Além disso, o desequilíbrio externo vai-se corrigindo, sendo 3% em 2003.

Assim, a situação actual é dolorosa, depressiva, mas não justifica muito do que se diz por aí. Não é preciso imprecar a fatal paralisia empresarial, repetir a eterna lamentação da falta de produtividade, exconjurar o fim do famigerado modelo de desenvolvimento. Trata-se só de uma recessão cíclica, normal na passada corrente da evolução do País.

Outra coisa que não se entende é essa contínua discussão à volta da produtividade. Toda a gente parece concordar que Portugal não tem dinamismo, perde competitividade, atrasa-se na produtividade. Só que, por acaso, as nossas exportações reais cresceram 20% no total dos últimos cinco anos e mesmo no ano passado, ano de recessão, aumentaram 4,1%. Nada mau para pouco produtivos!
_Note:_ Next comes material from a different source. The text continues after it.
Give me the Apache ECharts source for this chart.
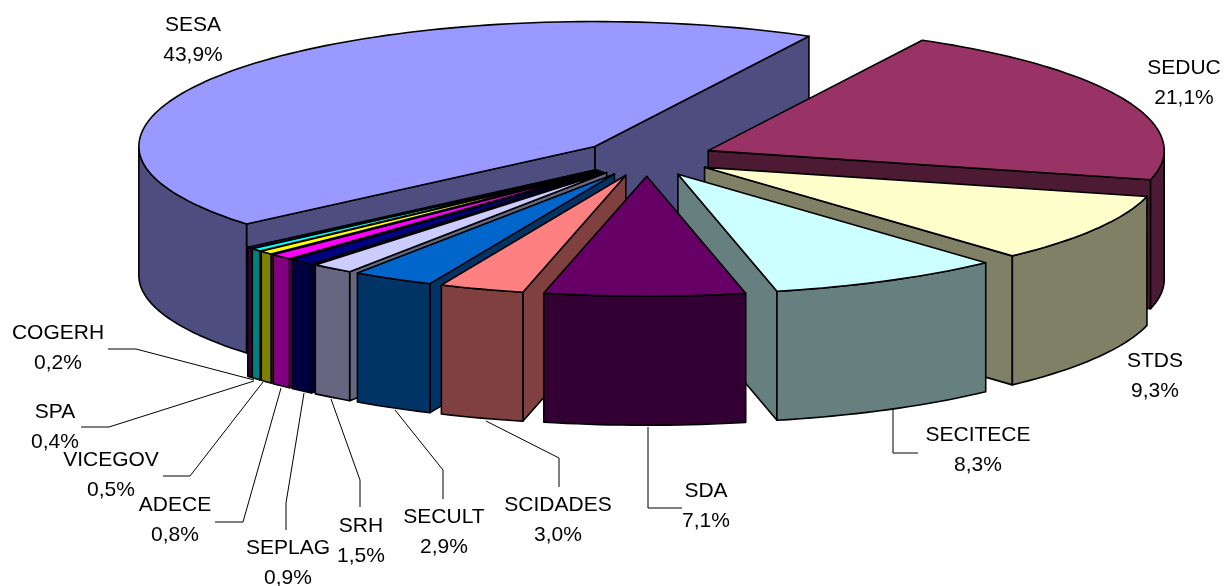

O grande erro é muita gente parecer achar que a produtividade é necessária para o sucesso das empresas, do crescimento e da convergência com a Europa.

Esquecem que a produtividade só comanda uma única variável económica, os salários. Não notam que os países do Leste da Europa e Ásia, que tanto os assustam, têm uma produtividade muito menor que a nossa. Mas como os seus salários estão baixos, concorrem e vendem.

O interesse da produtividade não é tanto directamente para a competitividade e o crescimento. Ela é importante, mas para a subida dos salários reais. Que, por acaso, aumentaram por cá 11% nos últimos cinco anos, o que também passou despercebido e seria impossível sem mais produtividade.

Muito do debate económico continua confuso por questões laterais. Porque a economia é apenas uma coisa: pessoas que com trabalho, método e imaginação enfrentam as terríveis dificuldades da vida. Isso verifica-se por cá, hoje como sempre. O resto é conversa ociosa.